----- Information given

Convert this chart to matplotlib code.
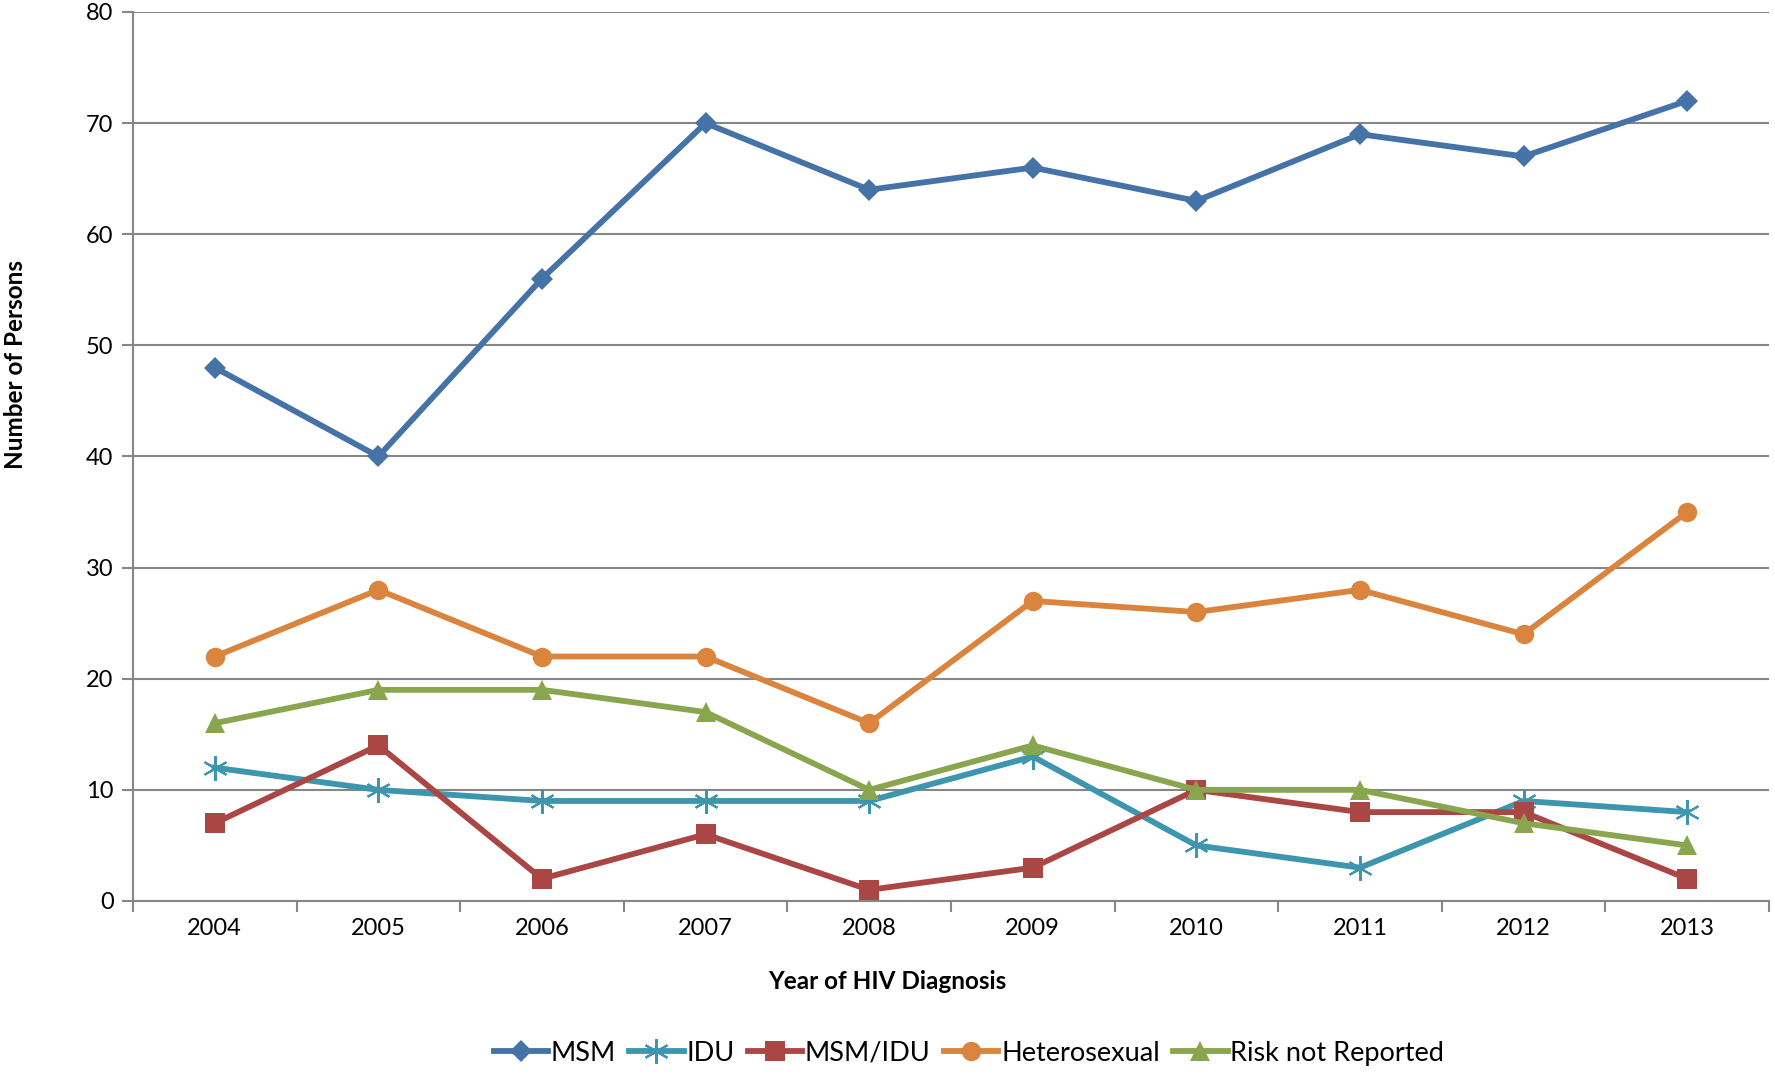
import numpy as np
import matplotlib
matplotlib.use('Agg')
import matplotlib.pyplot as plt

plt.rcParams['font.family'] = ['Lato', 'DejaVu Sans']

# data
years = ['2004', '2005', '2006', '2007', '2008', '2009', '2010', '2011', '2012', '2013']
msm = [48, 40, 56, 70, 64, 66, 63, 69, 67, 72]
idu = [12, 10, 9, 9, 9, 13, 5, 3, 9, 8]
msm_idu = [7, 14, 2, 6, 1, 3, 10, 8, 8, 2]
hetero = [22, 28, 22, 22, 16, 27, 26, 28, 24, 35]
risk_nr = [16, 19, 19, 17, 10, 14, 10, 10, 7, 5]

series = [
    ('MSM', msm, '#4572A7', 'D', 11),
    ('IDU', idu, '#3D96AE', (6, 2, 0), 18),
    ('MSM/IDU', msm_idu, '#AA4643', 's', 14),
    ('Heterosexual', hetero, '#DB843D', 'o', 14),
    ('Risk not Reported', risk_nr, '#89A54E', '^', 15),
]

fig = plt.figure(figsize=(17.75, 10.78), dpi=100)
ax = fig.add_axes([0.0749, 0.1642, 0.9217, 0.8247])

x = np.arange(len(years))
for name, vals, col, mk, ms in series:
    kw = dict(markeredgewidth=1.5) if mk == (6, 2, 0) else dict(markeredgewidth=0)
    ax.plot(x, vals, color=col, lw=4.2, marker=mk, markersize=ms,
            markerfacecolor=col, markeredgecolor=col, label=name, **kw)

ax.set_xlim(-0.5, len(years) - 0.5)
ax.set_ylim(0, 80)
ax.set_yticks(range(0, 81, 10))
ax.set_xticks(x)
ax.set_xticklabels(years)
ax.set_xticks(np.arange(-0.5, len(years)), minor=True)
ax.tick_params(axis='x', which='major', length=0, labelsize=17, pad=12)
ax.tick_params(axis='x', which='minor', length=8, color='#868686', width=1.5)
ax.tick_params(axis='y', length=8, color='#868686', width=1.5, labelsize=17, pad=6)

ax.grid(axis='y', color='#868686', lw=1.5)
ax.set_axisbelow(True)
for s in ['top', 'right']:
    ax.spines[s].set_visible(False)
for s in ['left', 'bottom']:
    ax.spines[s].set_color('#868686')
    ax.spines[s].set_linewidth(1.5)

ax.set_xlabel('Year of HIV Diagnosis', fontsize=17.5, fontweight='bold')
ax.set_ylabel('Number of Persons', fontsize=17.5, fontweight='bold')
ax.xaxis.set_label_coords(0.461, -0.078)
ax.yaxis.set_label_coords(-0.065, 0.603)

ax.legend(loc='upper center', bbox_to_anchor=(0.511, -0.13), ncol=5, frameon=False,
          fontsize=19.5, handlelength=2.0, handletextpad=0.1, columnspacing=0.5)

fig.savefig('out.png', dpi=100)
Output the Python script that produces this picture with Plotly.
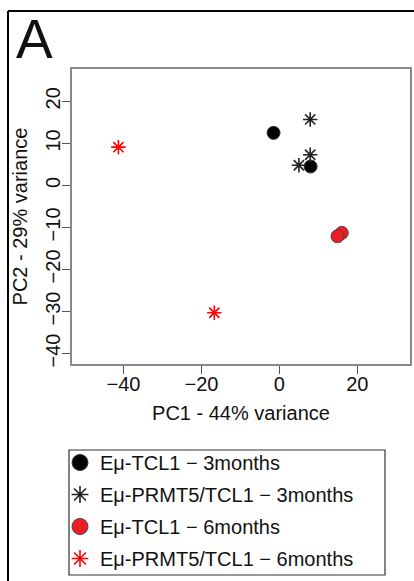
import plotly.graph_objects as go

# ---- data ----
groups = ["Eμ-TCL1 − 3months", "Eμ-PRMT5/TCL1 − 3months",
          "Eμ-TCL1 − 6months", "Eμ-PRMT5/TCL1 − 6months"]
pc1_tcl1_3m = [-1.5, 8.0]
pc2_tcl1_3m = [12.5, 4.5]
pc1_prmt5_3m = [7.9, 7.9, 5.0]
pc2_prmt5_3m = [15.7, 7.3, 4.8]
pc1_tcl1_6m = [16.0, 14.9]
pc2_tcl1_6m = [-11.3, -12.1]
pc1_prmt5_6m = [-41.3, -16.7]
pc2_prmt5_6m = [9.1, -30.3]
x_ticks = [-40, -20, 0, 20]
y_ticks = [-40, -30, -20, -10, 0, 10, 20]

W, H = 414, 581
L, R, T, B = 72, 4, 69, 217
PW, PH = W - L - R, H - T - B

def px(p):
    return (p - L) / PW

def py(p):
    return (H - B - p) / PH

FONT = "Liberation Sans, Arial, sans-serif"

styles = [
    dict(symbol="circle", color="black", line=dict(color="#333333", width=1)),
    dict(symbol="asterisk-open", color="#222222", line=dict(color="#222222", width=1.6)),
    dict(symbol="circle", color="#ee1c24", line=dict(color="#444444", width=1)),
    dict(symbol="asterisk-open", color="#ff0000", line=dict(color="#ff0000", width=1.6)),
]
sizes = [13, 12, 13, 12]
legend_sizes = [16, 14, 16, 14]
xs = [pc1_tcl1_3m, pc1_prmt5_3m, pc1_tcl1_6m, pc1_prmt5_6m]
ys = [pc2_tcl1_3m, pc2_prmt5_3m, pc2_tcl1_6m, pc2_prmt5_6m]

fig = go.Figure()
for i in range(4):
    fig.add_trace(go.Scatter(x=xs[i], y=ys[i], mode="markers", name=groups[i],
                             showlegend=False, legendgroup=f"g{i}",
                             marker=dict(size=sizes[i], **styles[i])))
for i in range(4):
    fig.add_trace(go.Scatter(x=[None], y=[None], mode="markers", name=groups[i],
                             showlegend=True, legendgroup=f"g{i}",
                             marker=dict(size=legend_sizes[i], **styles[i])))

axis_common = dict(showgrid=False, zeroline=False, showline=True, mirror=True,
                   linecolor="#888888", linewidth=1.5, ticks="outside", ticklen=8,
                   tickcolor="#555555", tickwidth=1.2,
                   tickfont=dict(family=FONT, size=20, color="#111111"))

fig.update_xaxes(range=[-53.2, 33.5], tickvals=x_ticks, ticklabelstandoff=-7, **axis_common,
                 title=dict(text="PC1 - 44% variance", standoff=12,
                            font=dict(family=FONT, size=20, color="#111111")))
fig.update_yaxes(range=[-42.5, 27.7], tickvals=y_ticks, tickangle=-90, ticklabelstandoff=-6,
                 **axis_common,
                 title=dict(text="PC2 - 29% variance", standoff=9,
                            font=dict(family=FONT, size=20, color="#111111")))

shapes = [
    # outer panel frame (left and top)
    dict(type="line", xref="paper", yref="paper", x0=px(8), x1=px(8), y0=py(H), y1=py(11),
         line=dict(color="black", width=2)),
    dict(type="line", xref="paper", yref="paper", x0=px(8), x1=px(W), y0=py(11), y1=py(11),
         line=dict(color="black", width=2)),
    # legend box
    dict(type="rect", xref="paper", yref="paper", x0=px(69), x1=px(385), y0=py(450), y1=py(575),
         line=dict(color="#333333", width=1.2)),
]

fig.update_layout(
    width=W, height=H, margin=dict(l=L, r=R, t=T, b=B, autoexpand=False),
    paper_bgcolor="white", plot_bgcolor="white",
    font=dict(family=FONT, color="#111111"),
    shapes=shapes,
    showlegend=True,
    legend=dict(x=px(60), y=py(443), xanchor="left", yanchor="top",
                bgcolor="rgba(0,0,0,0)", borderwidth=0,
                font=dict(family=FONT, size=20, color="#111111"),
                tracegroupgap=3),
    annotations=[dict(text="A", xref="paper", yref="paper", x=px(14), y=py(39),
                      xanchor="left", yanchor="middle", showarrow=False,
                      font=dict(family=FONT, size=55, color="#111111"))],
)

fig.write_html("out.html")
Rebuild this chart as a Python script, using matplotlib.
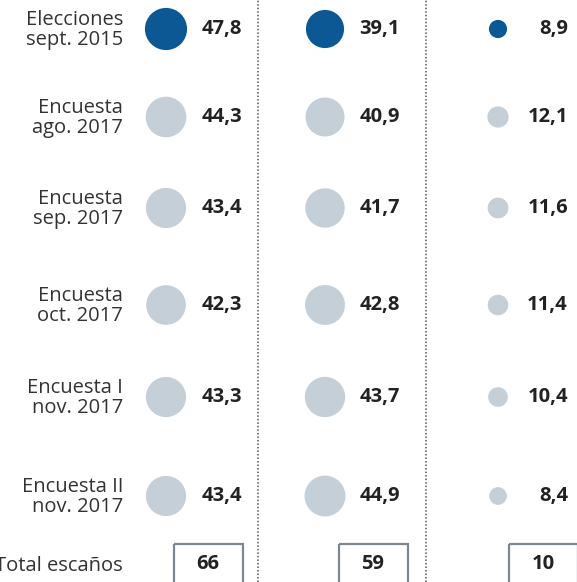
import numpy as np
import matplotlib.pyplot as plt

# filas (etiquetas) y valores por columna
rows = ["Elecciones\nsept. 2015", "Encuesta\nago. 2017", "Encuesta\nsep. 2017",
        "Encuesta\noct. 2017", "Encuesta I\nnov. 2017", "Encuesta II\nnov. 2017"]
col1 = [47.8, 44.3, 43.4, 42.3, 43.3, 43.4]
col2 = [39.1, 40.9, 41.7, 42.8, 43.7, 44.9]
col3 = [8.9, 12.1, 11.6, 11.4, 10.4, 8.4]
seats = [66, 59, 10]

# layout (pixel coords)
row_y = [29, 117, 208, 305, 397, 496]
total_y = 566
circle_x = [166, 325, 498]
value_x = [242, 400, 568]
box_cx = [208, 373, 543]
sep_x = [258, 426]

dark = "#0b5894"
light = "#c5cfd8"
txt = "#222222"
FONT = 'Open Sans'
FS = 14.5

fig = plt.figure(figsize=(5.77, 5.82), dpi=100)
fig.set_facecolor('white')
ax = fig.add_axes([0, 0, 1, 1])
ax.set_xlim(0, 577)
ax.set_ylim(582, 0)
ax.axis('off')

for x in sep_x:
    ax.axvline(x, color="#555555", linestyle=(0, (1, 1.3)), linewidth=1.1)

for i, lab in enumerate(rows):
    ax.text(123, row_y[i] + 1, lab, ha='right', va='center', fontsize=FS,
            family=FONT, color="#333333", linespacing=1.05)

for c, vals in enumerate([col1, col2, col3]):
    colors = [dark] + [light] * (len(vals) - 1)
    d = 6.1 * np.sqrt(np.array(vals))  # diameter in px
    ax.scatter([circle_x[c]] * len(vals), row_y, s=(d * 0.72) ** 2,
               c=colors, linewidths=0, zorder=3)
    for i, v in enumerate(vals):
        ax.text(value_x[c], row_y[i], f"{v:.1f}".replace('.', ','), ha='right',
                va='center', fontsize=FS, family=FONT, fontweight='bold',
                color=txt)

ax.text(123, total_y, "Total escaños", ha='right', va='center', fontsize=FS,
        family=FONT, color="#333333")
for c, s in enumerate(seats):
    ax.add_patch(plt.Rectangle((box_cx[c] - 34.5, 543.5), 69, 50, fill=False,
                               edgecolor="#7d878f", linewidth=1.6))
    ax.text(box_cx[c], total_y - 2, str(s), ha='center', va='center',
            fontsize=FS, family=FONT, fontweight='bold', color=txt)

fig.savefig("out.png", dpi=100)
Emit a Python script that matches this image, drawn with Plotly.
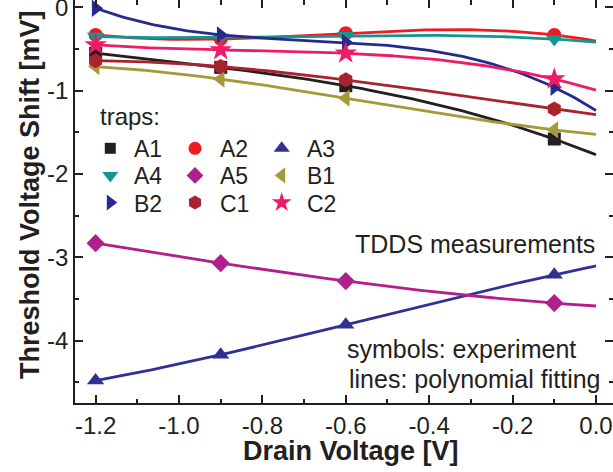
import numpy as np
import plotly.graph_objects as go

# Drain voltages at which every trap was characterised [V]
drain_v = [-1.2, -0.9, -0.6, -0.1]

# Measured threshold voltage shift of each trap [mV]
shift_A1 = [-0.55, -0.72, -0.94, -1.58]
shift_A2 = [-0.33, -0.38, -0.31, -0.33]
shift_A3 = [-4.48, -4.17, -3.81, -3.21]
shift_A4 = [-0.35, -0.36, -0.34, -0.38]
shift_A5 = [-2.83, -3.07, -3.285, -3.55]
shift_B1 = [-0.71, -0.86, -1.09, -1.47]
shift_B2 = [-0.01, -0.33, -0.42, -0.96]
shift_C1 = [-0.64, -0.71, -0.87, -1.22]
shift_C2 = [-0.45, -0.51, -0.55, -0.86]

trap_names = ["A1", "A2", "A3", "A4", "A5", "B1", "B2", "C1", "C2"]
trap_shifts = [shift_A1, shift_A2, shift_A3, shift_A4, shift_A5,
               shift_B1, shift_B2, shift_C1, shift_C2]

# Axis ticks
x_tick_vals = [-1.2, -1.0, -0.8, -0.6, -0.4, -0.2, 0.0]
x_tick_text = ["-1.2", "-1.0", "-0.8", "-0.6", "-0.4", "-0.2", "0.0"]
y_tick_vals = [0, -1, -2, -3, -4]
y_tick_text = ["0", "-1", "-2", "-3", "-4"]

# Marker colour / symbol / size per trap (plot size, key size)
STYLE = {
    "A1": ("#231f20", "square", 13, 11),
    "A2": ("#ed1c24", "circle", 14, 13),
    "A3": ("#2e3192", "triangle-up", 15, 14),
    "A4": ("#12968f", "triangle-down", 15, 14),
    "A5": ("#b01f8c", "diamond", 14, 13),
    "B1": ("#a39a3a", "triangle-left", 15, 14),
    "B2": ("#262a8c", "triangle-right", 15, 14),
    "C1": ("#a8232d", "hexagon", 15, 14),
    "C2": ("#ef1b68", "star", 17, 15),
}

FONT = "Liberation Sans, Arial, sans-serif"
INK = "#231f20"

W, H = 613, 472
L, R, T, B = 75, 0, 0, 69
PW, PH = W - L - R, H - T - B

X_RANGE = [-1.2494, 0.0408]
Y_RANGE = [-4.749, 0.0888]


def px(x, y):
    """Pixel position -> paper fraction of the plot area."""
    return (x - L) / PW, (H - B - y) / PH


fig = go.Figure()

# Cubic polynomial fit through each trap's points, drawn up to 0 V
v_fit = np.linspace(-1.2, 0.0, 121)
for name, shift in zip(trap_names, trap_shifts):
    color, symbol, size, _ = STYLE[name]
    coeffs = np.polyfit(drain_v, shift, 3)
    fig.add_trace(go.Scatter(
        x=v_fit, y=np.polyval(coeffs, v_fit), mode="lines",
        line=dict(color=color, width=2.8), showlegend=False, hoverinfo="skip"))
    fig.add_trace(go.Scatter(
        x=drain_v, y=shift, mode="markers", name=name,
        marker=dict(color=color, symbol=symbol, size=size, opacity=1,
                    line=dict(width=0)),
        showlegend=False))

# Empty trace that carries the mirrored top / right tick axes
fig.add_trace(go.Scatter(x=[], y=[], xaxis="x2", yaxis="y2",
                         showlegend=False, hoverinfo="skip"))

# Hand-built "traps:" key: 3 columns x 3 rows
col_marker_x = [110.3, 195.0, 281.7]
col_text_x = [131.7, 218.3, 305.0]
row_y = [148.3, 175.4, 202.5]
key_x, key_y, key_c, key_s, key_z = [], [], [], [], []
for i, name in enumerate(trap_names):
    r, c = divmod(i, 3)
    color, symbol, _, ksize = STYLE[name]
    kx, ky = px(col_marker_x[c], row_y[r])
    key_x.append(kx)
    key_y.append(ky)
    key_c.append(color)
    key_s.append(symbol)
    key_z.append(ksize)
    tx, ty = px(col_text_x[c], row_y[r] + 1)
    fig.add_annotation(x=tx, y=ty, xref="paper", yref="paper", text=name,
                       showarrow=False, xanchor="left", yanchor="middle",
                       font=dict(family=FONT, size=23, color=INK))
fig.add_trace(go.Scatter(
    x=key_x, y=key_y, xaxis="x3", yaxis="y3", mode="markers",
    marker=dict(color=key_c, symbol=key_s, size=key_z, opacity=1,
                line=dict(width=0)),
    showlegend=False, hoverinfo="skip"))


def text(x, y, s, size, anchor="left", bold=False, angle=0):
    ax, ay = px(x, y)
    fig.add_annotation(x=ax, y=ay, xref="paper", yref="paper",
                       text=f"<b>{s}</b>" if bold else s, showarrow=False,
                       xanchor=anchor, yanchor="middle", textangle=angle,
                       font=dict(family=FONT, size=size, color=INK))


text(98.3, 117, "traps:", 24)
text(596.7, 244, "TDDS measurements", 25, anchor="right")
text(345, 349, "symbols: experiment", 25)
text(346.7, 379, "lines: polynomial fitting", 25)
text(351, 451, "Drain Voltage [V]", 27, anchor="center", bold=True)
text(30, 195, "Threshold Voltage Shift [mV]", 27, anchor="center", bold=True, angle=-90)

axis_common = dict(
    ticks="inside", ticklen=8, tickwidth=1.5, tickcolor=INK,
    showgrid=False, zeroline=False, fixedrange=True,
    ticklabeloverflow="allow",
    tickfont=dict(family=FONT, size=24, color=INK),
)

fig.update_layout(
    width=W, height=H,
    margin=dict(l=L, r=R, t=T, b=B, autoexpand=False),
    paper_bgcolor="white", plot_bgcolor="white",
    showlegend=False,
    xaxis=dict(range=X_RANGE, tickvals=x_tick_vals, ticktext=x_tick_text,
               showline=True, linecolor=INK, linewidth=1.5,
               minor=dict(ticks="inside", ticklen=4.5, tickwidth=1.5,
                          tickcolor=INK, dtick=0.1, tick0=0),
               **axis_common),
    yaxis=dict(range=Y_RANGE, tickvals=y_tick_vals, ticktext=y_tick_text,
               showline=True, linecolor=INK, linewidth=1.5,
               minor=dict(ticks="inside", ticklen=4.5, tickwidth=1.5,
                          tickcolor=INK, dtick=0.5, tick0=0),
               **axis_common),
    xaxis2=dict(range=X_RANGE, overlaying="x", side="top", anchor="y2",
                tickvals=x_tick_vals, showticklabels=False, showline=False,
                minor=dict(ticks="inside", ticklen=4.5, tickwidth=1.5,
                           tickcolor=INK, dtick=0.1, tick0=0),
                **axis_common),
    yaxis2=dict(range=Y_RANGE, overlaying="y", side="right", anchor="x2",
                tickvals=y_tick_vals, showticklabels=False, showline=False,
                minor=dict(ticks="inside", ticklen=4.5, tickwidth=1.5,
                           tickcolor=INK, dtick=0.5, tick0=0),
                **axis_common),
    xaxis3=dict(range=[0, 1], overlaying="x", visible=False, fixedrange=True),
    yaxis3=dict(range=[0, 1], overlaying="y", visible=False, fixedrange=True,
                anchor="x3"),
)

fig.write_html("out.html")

----------

__Work required__:
In the listing above, find the line with "Emit a Python" and the line with "drain_v = [-1.2, -0.9, -0.6, -0.1]". Copy exactly those two and every line between, without the pictures.

__Completed exercise__:
Emit a Python script that matches this image, drawn with Plotly.
import numpy as np
import plotly.graph_objects as go

# Drain voltages at which every trap was characterised [V]
drain_v = [-1.2, -0.9, -0.6, -0.1]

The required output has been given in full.